Powoli, ale do przodu
Jednak zasadniczą umiejętnością dyrektora informatyki jest odróżnianie rewolucji prawdziwych od pozornych, rzeczywistych przełomów od usprawnień, wartości biznesowej od marketingowego hype’u. W przypadku uczenia maszynowego będzie to szczególnie potrzebne, bo – jak w każdej dojrzewającej rewolucji – łatwo zainwestować w coś, co okaże się później ślepą uliczką.
Jak odróżnić dobre od lepszego, a ciekawe od potrzebnego? Mam trzy rady.
Pierwsza – kierować się raczej instynktem niż danymi. Jak w każdej rewolucji, bieg zdarzeń trudno jest prognozować. CIO widział już niejedną, nie powinien mieć problemu z wyczuciem subtelnych sygnałów, które świadczą o tym, że jedne technologie się przyjmują, a inne pozostają w sferze obietnic.
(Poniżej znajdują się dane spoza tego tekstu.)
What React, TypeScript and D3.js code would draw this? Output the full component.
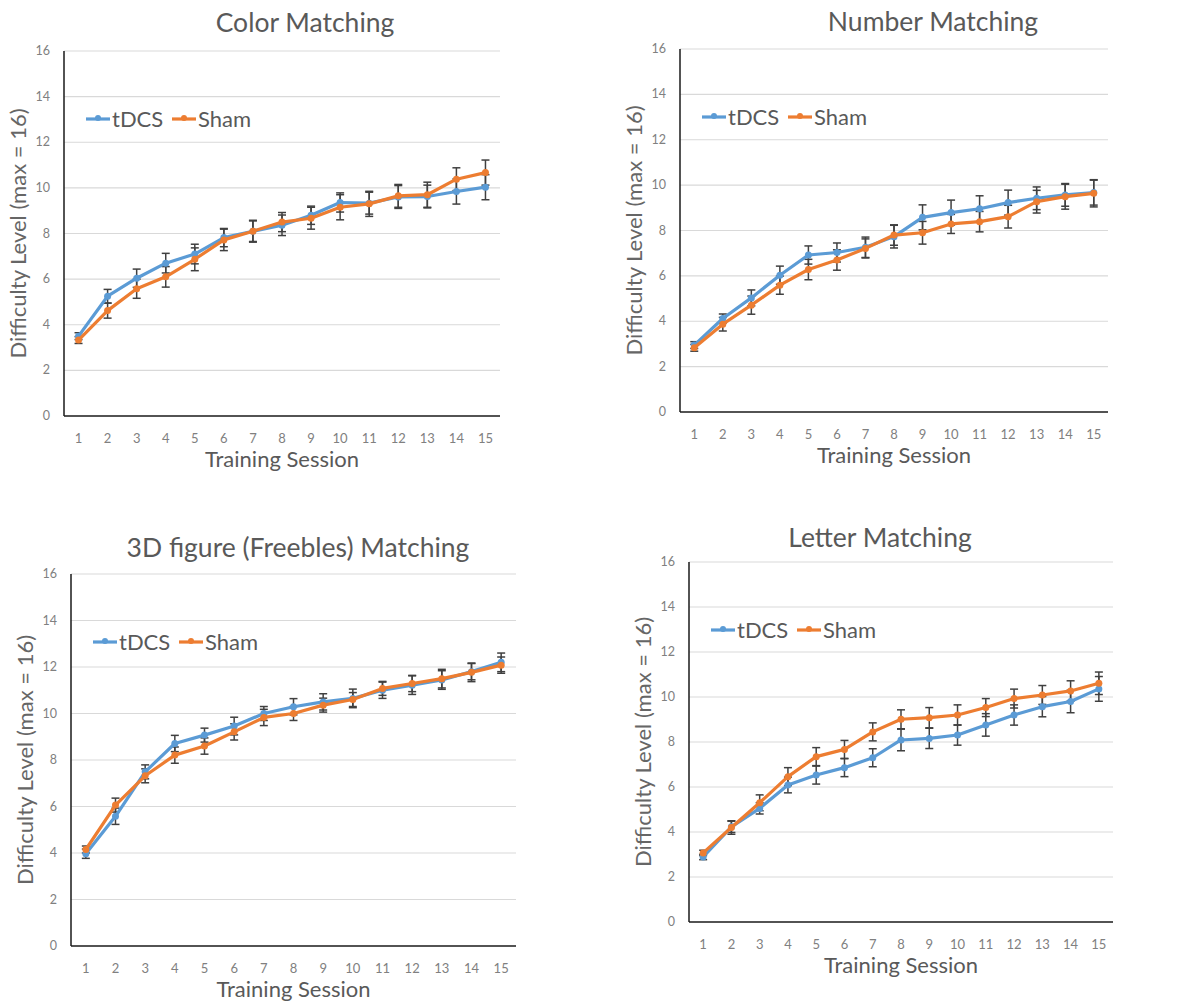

Trzeba pamiętać, ze każda technologia ma swój czas i swój obszar zastosowań. Coś, co sprawdzi się w sprzedaży, niekoniecznie sprawdzi się w zarządzaniu poziomem zapasów i vice versa.
Stąd wynika druga rada – być agile. Bardziej niż wyznaczanie długofalowych celów liczy się elastyczność. A więc – dwu, trzytygodniowe sprinty, weryfikacja rezultatów z klientem, refleksja i gotowość na zmianę. Także taką, która dotyczy fundamentalnych celów – a nawet zatrzymania całego projektu.
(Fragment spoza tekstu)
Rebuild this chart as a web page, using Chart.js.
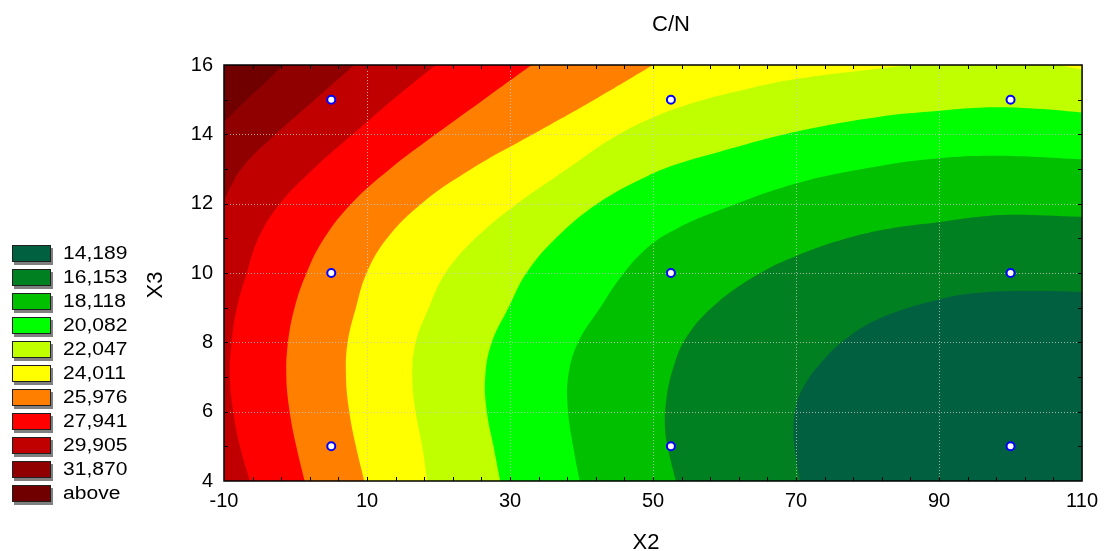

Trzecia – wysilić wyobraźnię. Uczenie maszynowe – czy, szerzej, sztuczna inteligencja – może dojść do wniosków zupełnie niespodziewanych, nawet przeciwnych niż te, które moglibyśmy jej przypisywać. Nawet takich, które okażą się policzalnie trudne do zaakceptowania – np. o słabych perspektywach rodziny produktów, która jest oczkiem w głowie szefa marketingu.
Uczenie maszynowe to dużo, ale to nie wszystko. Publicyści opisują najbardziej spektakularne „wpadki” uczenia maszynowego – np. podniesienie cen przewozów przez Ubera podczas zamachów terrorystycznych albo reklamowanie oferty firm pogrzebowych osobom, które właśnie odwiozły małżonka do szpitala.
Istotną częścią naszego „myślenia” jest moralność i kultura, której maszyny nie mają. Dlatego po raz kolejny warto doradzić ostrożność w stosowaniu uczenia maszynowego.